I want to go back to discussing  the topic of motivation. I loved the animated video The Surprising Truth About What Motivates Us by Dan Pink and how it illustrated motivation. The part I found most fascinating from this video was the depiction of the traditional motivational system- the tiered system where the largest rewards go to the top performers and the the lowest performers are not or minimally rewarded. Though studies have shown this system works when solely mechanical skills were involved in performance, it had the exact opposite effect when rudimentary cognitive skills were involved. Academic performance consists of the combination of mechanical and cognitive abilities. Based off Pink’s logic, a traditional tiered motivational system where the highest performers are rewarded and the lowest are not (i.e. grading) is not a wholly effective motivational system for student academic performance. Academic performance is not a simple straight-forward task; it’s incredibly complex and high-stakes rewards don’t effectively motivate the highest level of performance.

Now, do I have an answer on how to best motivate students to perform better academically? No, I do not. Will there ever be a conclusive answer to my previous question? I highly doubt it. What can we do to better assess academic performance and motivation to learn? My best guess would be to constantly investigate and reassess motivation as it evolves with the evolution of studentkind.

3 thoughts on “Assessment: Providing Answers or Just More Questions?

  1. I really like your point that a bad grade isn’t necessarily a fault of the student.
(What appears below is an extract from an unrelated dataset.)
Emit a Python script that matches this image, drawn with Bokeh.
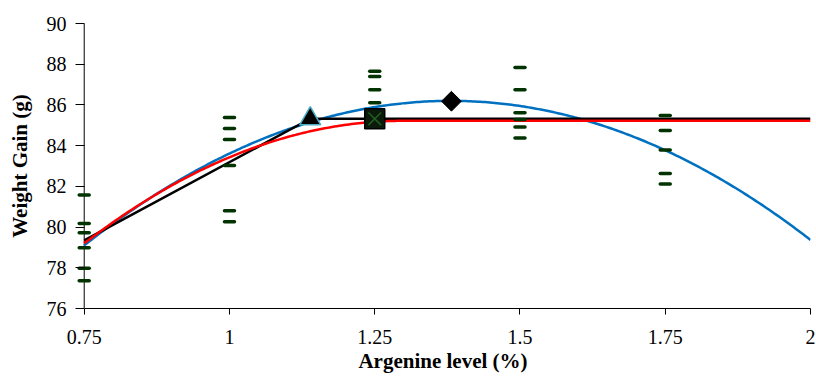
import numpy as np
from bokeh.plotting import figure
from bokeh.models import Range1d, FixedTicker
from bokeh.embed import file_html
from bokeh.resources import INLINE

# ---- observed data (replicates) ----
obs_x = [0.75]*6 + [1.0]*6 + [1.25]*4 + [1.5]*6 + [1.75]*5
obs_y = [81.57, 80.18, 79.72, 78.99, 77.98, 77.36,
         85.38, 84.84, 84.30, 83.03, 80.80, 80.26,
         87.65, 87.40, 86.75, 86.11,
         87.84, 86.75, 85.62, 85.29, 84.92, 84.38,
         85.48, 84.74, 83.78, 82.63, 82.11]

# ---- fitted models ----
# quadratic (blue): y = q_max - q_b*(x - q_h)^2
q_max, q_b, q_h = 86.2, 17.83, 1.381
# broken line (black)
bl_x = [0.75, 1.139, 2.0]
bl_y = [79.35, 85.32, 85.32]
# quadratic plateau (red): start, plateau, break point
qp_start, qp_plateau, qp_break = 79.2, 85.22, 1.30
# optimum markers
tri_x, tri_y = [1.139], [85.32]
sq_x, sq_y = [1.25], [85.32]
dia_x, dia_y = [1.382], [86.18]

x_ticks = [0.75, 1.0, 1.25, 1.5, 1.75, 2.0]
x_labels = {0.75: "0.75", 1.0: "1", 1.25: "1.25", 1.5: "1.5", 1.75: "1.75", 2.0: "2"}
y_ticks = [76, 78, 80, 82, 84, 86, 88, 90]

xs = np.linspace(0.75, 2.0, 300)
blue_y = q_max - q_b * (xs - q_h) ** 2
t = np.minimum(xs, qp_break) - 0.75
t0 = qp_break - 0.75
c = (qp_plateau - qp_start) / t0 ** 2
red_y = qp_start + 2 * c * t0 * t - c * t ** 2

FONT = "'Liberation Serif', 'Times New Roman', serif"

p = figure(width=816, height=378, output_backend="svg", toolbar_location=None,
           x_range=Range1d(0.735, 2.0), y_range=Range1d(76, 90),
           min_border_left=75, min_border_right=6, min_border_top=23, min_border_bottom=70)
p.outline_line_color = None
p.xgrid.visible = False
p.ygrid.visible = False

# y axis line at x = 0.75
p.segment(x0=[0.75], y0=[76], x1=[0.75], y1=[90], line_color="black", line_width=1)

p.line(xs, blue_y, line_color="#0070C0", line_width=2.5)
p.line(bl_x, bl_y, line_color="black", line_width=2.5)
p.line(xs, red_y, line_color="#FF0000", line_width=2.5)

p.scatter(obs_x, obs_y, marker="dash", size=10, line_width=3.5, line_cap="round",
          line_color="#003300")

p.scatter(tri_x, tri_y, marker="triangle", size=21, fill_color="black",
          line_color="#4BACC6", line_width=1.5)
p.scatter(sq_x, sq_y, marker="square", size=20, fill_color="#0b1a0b",
          line_color="black", line_width=1.5)
p.scatter(sq_x, sq_y, marker="x", size=18, line_color="#1f5f1f", line_width=1.5)
p.scatter(dia_x, dia_y, marker="square", size=14, angle=np.pi / 4,
          fill_color="black", line_color="black")

xa = p.xaxis[0]
xa.ticker = FixedTicker(ticks=x_ticks)
xa.major_label_overrides = x_labels
xa.bounds = (0.75, 2.0)
xa.axis_label = "Argenine level (%)"
xa.major_tick_in = 0
xa.major_tick_out = 6
xa.major_label_standoff = 15
xa.axis_label_standoff = 2

ya = p.yaxis[0]
ya.ticker = FixedTicker(ticks=y_ticks)
ya.axis_label = "Weight Gain (g)"
ya.axis_line_color = None
ya.major_tick_in = 9
ya.major_tick_out = 0
ya.major_label_standoff = 9
ya.axis_label_standoff = 12

for ax in (xa, ya):
    ax.minor_tick_line_color = None
    ax.major_tick_line_color = "black"
    ax.major_label_text_font = FONT
    ax.major_label_text_font_size = "20px"
    ax.major_label_text_color = "black"
    ax.axis_label_text_font = FONT
    ax.axis_label_text_font_size = "21px"
    ax.axis_label_text_font_style = "bold"
    ax.axis_label_text_color = "black"
xa.axis_line_color = "black"

open("out.html", "w").write(file_html(p, INLINE))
As teachers, we often forget that when students aren’t succeeding it doesn’t always mean that they are the ones failing, sometimes we are the ones failing them. It is essential that we continue to assess our own teaching practices to determine whether WE are “making the grade”.


  2. I agree with your last statement. We have to “constantly investigation and reassess motivation as it evolves with the evolution of studentkind.” Students can change even during a single semester. It’s important to remain vigilant and continually evaluate your and your students’ motivation and performance.


  3. Thank you for your post Elizabeth. I wonder, do you think if educators provide students with two types of grades – this is your achievement grade, this is your motivation to learn grade….would that make a difference or do anything as a matter o fact?! Could it work possibly?!